» **The task**:
Output the first line of the listing and each line after it, up to and including the line that contains "const prodMinor = [250, 750, 1250, 1750];", exactly as written, minus the pictures.

» **Data excerpt**:

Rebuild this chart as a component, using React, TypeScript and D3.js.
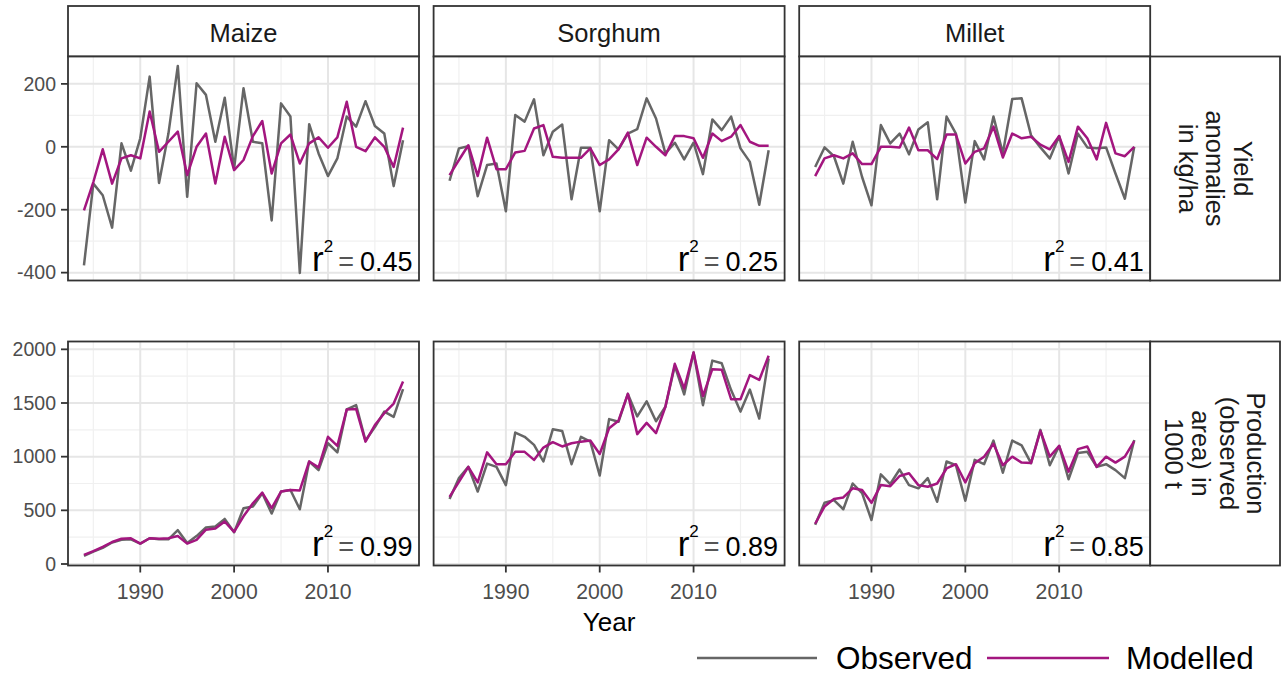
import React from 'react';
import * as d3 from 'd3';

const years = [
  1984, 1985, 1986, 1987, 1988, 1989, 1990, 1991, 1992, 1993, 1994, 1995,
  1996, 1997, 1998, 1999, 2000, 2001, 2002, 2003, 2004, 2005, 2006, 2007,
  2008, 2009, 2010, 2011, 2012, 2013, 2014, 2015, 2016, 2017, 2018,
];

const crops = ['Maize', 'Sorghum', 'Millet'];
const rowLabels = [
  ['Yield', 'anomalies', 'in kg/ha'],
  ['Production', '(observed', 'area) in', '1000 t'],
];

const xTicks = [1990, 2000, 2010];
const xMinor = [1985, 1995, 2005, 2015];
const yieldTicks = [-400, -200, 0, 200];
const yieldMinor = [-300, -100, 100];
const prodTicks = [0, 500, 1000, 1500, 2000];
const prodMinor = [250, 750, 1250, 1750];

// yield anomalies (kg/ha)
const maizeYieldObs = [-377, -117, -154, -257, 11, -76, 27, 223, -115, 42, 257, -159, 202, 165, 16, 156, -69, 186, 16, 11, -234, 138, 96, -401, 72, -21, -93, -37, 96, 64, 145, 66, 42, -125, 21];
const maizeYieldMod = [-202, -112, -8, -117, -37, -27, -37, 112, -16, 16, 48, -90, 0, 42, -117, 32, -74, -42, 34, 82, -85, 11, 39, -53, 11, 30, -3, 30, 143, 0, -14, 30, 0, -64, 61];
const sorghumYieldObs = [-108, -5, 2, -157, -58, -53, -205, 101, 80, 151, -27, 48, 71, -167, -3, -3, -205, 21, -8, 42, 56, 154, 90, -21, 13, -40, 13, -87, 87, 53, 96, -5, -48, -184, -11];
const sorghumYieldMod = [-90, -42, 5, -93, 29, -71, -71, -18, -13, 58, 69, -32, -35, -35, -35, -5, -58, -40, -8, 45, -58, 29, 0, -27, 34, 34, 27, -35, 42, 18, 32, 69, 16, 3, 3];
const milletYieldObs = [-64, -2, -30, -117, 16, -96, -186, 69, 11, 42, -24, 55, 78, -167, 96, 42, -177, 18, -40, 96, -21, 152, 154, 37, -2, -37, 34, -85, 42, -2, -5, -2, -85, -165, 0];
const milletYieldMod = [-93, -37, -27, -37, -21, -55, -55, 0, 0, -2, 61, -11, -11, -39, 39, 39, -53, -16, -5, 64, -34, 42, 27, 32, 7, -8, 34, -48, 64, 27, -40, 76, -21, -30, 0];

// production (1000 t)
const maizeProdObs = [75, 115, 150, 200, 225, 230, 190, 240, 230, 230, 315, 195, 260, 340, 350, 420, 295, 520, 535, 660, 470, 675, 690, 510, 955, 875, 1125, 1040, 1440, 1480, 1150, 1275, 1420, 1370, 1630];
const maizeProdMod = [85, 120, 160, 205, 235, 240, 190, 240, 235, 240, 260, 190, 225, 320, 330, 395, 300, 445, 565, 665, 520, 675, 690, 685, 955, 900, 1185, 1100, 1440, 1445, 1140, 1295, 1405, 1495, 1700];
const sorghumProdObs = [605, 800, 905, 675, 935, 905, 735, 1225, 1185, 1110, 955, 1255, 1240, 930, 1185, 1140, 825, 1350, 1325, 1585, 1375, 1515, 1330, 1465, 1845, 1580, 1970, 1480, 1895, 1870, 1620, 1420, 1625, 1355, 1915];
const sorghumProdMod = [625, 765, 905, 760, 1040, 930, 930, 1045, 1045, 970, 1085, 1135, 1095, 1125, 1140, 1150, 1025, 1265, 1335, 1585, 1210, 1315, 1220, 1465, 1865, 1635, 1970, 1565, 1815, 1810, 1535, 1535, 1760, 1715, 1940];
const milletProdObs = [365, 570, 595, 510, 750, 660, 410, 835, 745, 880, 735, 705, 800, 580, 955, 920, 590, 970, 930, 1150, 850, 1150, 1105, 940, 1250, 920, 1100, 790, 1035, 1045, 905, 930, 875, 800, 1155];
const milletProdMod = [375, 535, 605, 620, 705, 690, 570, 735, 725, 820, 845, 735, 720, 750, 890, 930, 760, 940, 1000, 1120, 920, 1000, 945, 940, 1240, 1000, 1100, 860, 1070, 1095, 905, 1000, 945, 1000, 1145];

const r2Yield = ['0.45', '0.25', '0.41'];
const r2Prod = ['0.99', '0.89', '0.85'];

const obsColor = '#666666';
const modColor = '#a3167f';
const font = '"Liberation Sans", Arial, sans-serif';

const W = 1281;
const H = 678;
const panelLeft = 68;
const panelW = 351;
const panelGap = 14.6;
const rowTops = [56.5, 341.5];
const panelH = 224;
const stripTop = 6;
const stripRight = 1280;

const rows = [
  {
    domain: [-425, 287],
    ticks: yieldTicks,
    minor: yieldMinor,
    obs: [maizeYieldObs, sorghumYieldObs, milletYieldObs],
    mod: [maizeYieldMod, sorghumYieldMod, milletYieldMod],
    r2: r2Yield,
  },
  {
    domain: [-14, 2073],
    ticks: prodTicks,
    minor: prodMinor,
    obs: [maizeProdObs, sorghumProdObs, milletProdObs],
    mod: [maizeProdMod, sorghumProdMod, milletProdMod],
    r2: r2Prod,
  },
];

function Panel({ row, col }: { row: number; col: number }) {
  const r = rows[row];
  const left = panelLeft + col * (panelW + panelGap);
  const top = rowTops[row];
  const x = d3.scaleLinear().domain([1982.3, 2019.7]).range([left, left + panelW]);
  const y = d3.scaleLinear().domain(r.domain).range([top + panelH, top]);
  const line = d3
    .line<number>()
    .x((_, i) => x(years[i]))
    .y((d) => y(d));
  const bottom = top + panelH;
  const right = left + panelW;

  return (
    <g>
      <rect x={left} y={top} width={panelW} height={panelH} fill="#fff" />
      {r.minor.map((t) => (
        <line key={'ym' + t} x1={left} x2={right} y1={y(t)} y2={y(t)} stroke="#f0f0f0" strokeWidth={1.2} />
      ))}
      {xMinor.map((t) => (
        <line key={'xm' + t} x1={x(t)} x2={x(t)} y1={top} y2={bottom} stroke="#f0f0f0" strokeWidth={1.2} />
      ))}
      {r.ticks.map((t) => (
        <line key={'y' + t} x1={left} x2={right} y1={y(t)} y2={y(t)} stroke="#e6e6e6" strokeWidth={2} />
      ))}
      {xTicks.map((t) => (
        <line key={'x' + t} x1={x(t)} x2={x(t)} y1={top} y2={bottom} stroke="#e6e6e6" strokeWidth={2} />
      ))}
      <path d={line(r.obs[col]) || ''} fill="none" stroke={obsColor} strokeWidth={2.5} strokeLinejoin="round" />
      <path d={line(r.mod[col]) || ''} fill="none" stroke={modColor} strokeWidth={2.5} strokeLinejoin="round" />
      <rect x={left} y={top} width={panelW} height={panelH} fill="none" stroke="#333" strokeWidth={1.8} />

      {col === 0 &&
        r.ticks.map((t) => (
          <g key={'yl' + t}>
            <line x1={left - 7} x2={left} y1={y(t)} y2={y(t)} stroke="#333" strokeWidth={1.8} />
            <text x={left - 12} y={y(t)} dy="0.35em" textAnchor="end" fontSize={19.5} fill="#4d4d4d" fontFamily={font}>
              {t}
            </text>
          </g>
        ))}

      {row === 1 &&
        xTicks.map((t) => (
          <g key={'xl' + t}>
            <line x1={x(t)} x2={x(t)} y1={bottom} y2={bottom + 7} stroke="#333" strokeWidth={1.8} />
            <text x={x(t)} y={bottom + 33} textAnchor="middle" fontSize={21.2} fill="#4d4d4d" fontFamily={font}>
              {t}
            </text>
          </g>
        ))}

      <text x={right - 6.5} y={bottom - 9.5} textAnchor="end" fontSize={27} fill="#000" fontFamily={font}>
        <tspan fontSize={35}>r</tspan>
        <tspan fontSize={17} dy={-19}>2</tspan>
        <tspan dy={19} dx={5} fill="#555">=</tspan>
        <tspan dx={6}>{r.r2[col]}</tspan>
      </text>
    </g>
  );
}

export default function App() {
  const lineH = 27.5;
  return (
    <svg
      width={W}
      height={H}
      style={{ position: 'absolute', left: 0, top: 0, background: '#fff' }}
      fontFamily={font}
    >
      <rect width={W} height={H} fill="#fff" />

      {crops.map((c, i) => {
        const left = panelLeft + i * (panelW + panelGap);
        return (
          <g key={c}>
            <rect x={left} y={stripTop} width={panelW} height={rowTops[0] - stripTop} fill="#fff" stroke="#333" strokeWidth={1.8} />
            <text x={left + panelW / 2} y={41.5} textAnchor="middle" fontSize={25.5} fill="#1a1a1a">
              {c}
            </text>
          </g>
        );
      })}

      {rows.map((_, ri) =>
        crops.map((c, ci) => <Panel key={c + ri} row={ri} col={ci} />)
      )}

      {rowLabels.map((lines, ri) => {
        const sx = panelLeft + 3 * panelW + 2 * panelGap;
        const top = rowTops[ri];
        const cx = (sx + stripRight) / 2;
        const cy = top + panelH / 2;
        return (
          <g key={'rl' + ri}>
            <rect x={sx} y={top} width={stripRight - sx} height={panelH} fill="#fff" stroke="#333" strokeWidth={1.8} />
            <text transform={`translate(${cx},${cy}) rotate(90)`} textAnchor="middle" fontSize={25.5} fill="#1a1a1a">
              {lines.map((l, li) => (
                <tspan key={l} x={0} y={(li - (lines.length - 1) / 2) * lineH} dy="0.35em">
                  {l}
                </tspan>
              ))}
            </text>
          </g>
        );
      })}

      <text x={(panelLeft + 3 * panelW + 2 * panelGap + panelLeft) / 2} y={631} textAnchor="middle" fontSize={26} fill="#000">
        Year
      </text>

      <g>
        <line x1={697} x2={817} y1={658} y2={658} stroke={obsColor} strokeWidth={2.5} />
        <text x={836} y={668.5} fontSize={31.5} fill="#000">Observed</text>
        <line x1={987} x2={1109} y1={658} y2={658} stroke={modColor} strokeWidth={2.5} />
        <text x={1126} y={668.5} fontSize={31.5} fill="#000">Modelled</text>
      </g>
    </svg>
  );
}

» **Task response**:
Rebuild this chart as a component, using React, TypeScript and D3.js.
import React from 'react';
import * as d3 from 'd3';

const years = [
  1984, 1985, 1986, 1987, 1988, 1989, 1990, 1991, 1992, 1993, 1994, 1995,
  1996, 1997, 1998, 1999, 2000, 2001, 2002, 2003, 2004, 2005, 2006, 2007,
  2008, 2009, 2010, 2011, 2012, 2013, 2014, 2015, 2016, 2017, 2018,
];

const crops = ['Maize', 'Sorghum', 'Millet'];
const rowLabels = [
  ['Yield', 'anomalies', 'in kg/ha'],
  ['Production', '(observed', 'area) in', '1000 t'],
];

const xTicks = [1990, 2000, 2010];
const xMinor = [1985, 1995, 2005, 2015];
const yieldTicks = [-400, -200, 0, 200];
const yieldMinor = [-300, -100, 100];
const prodTicks = [0, 500, 1000, 1500, 2000];
const prodMinor = [250, 750, 1250, 1750];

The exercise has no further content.